Cook1 hr 10 mins
This recipe is courtesy of foodnetwork.com. I am posting here for safe keeping and others to enjoy. I made this the other night and my teenage daughter said "Mom, this is 'the bomb" mac and cheese." The only alteration I made from the original recipe is to add mustard powder (so you can omit if you prefer) because I have seen mustard powder used in other traditional mac & cheese dishes and I think it just adds a whole new level of flavor. Don't skimp on the lobster or the cheeses by using imitations or you might be disappointed. Enjoy!
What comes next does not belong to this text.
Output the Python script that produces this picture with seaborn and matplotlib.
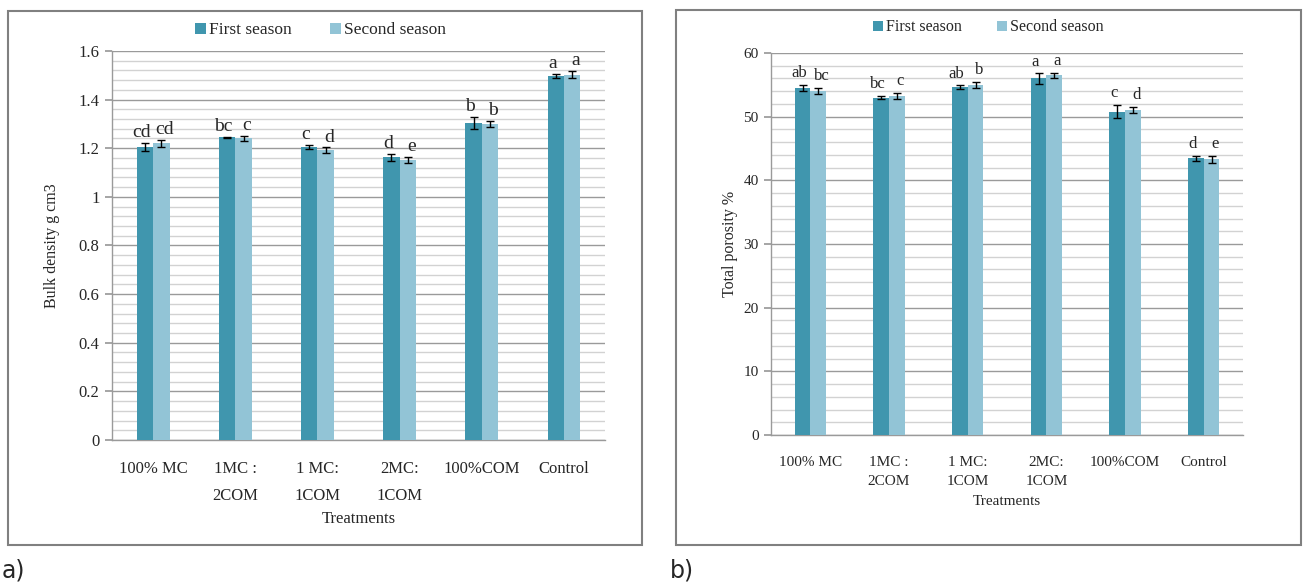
import numpy as np
import pandas as pd
import matplotlib
matplotlib.use("Agg")
import matplotlib.pyplot as plt
from matplotlib.patches import Rectangle
from matplotlib.ticker import MultipleLocator
import seaborn as sns

sns.set_theme(style="white")
plt.rcParams['font.family'] = ['Liberation Serif', 'DejaVu Serif']

# data
treatments = ["100% MC", "1MC :\n2COM", "1 MC:\n1COM", "2MC:\n1COM", "100%COM", "Control"]
seasons = ["First season", "Second season"]

bulk_first = [1.205, 1.245, 1.205, 1.162, 1.305, 1.497]
bulk_second = [1.220, 1.241, 1.192, 1.152, 1.300, 1.502]
bulk_err_first = [0.015, 0.002, 0.010, 0.013, 0.025, 0.010]
bulk_err_second = [0.014, 0.010, 0.011, 0.011, 0.011, 0.015]
bulk_letters_first = ["cd", "bc", "c", "d", "b", "a"]
bulk_letters_second = ["cd", "c", "d", "e", "b", "a"]

por_first = [54.5, 53.0, 54.6, 56.0, 50.8, 43.5]
por_second = [54.0, 53.2, 55.0, 56.5, 51.0, 43.3]
por_err_first = [0.5, 0.2, 0.3, 0.8, 1.0, 0.4]
por_err_second = [0.5, 0.5, 0.5, 0.4, 0.5, 0.6]
por_letters_first = ["ab", "bc", "ab", "a", "c", "d"]
por_letters_second = ["bc", "c", "b", "a", "d", "e"]

colors = ["#4096AE", "#92C4D6"]


def long_df(first, second):
    return pd.DataFrame({
        "Treatment": treatments * 2,
        "Season": [seasons[0]] * 6 + [seasons[1]] * 6,
        "value": list(first) + list(second),
    })


def draw_panel(ax, first, second, err1, err2, let1, let2, ymax, major, minor,
               ylabel, fs, ylab_fs, ylab_pad, letter_fs, letter_off, lsp,
               leg_fs, leg_anchor, fmt):
    df = long_df(first, second)
    sns.barplot(data=df, x="Treatment", y="value", hue="Season",
                palette=colors, width=0.4, errorbar=None, saturation=1,
                linewidth=0, ax=ax, zorder=3)
    bar_groups = list(ax.containers[:2])
    errs = [err1, err2]
    vals = [first, second]
    lets = [let1, let2]
    shift = [-0.04, 0.04]
    for i, cont in enumerate(bar_groups):
        for j, bar in enumerate(cont):
            xc = bar.get_x() + bar.get_width() / 2
            ax.errorbar(xc, vals[i][j], yerr=errs[i][j], color="black",
                        capsize=3, elinewidth=1, capthick=1, zorder=4)
            ax.text(xc + shift[i], vals[i][j] + errs[i][j] + letter_off, lets[i][j],
                    ha="center", va="bottom", fontsize=letter_fs, zorder=5)
    ax.set_ylim(0, ymax)
    ax.set_xlim(-0.5, 5.5)
    ax.yaxis.set_major_locator(MultipleLocator(major))
    ax.yaxis.set_minor_locator(MultipleLocator(minor))
    ax.yaxis.set_major_formatter(plt.FuncFormatter(fmt))
    ax.grid(True, which="major", axis="y", color="#9A9A9A", lw=1.0, zorder=0)
    ax.grid(True, which="minor", axis="y", color="#D2D2D2", lw=1.0, zorder=0)
    ax.set_axisbelow(True)
    for s in ["top", "right"]:
        ax.spines[s].set_visible(False)
    for s in ["left", "bottom"]:
        ax.spines[s].set_color("#9A9A9A")
        ax.spines[s].set_linewidth(1.0)
    ax.tick_params(axis="y", which="major", left=True, length=5, color="#9A9A9A",
                   labelsize=fs, pad=4)
    ax.tick_params(axis="y", which="minor", left=False)
    ax.tick_params(axis="x", bottom=False, labelsize=fs, pad=9)
    ax.set_xticks(range(6))
    ax.set_xticklabels(treatments, linespacing=lsp)
    ax.set_xlabel("Treatments", fontsize=fs, labelpad=5)
    ax.set_ylabel(ylabel, fontsize=ylab_fs, labelpad=ylab_pad)
    ax.set_facecolor("white")
    handles, labels = ax.get_legend_handles_labels()
    ax.legend(handles, labels, loc="center", bbox_to_anchor=leg_anchor,
              bbox_transform=ax.figure.transFigure,
              ncol=2, frameon=False, fontsize=leg_fs, handlelength=0.6,
              handleheight=0.6, handletextpad=0.2, columnspacing=2.2)


fig = plt.figure(figsize=(13.06, 5.85), dpi=100)

# panel frames
fig.patches.append(Rectangle((0.0061, 0.0684), 0.4855, 0.913, transform=fig.transFigure,
                             fill=False, edgecolor="#808080", lw=1.5, zorder=0))
fig.patches.append(Rectangle((0.5176, 0.0684), 0.4786, 0.9145, transform=fig.transFigure,
                             fill=False, edgecolor="#808080", lw=1.5, zorder=0))

ax1 = fig.add_axes([0.0858, 0.2479, 0.3775, 0.665])
ax2 = fig.add_axes([0.5904, 0.2564, 0.3614, 0.653])

draw_panel(ax1, bulk_first, bulk_second, bulk_err_first, bulk_err_second,
           bulk_letters_first, bulk_letters_second, 1.6, 0.2, 0.04,
           "Bulk density g cm3", 12, 11.5, 13, 14, 0.008, 1.95,
           12.5, (0.2455, 0.948),
           lambda v, p: "0" if abs(v) < 1e-9 else ("1" if abs(v - 1) < 1e-9 else f"{v:.1f}"))
draw_panel(ax2, por_first, por_second, por_err_first, por_err_second,
           por_letters_first, por_letters_second, 60, 10, 2,
           "Total porosity %", 11, 11.5, 4, 12, 0.6, 1.6,
           11.5, (0.7567, 0.953),
           lambda v, p: f"{v:.0f}")

fig.text(0.001, 0.025, "a)", fontsize=17, family="DejaVu Sans", va="center")
fig.text(0.513, 0.025, "b)", fontsize=17, family="DejaVu Sans", va="center")

plt.savefig("out.png", dpi=100)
- 1 teaspoon kosher salt (to taste)
- 1 tablespoon vegetable oil (for cooking pasta)
- 1 lb cavatappi pasta or 1 lb elbow macaroni
- 1 quart milk or 4 cups milk
- 8 tablespoons unsalted butter, divided
- 1⁄2 cup all-purpose flour
- 12 ounces gruyere cheese or 4 cups gruyere cheese, grated
- 8 ounces extra-sharp cheddar cheese or 2 cups extra-sharp cheddar cheese, grated
- 1⁄2 teaspoon fresh ground black pepper
- 1⁄2 teaspoon nutmeg
- 1 1⁄2 lbs cooked lobster meat
- 1 1⁄2 cups fresh white breadcrumbs or 5 slices fresh white breadcrumbs, crusts removed
- 1 teaspoon mustard powder (optional)
- Preheat the oven to 375 degrees F.
- Drizzle oil into a large pot of boiling salted water. Add the pasta and cook according to the directions on the package, 6 to 8 minutes. Drain well.
- Meanwhile, heat the milk in a small saucepan, but don't boil it. In a large pot, melt 6 tablespoons of butter and add the flour. Cook over low heat for 2 minutes, stirring with a whisk. Still whisking, add the hot milk and mustard powder then cook for a minute or two more, until thickened and smooth. Off the heat, add the Gruyere, Cheddar, 1 tablespoon salt, the pepper, and nutmeg. Add the cooked macaroni and lobster and stir well. Place the mixture in 6 to 8 individual gratin dishes.
- Melt the remaining 2 tablespoons of butter, combine them with the fresh bread crumbs, and sprinkle on the top. Bake for 30 to 35 minutes, or until the sauce is bubbly and the macaroni is browned on the top.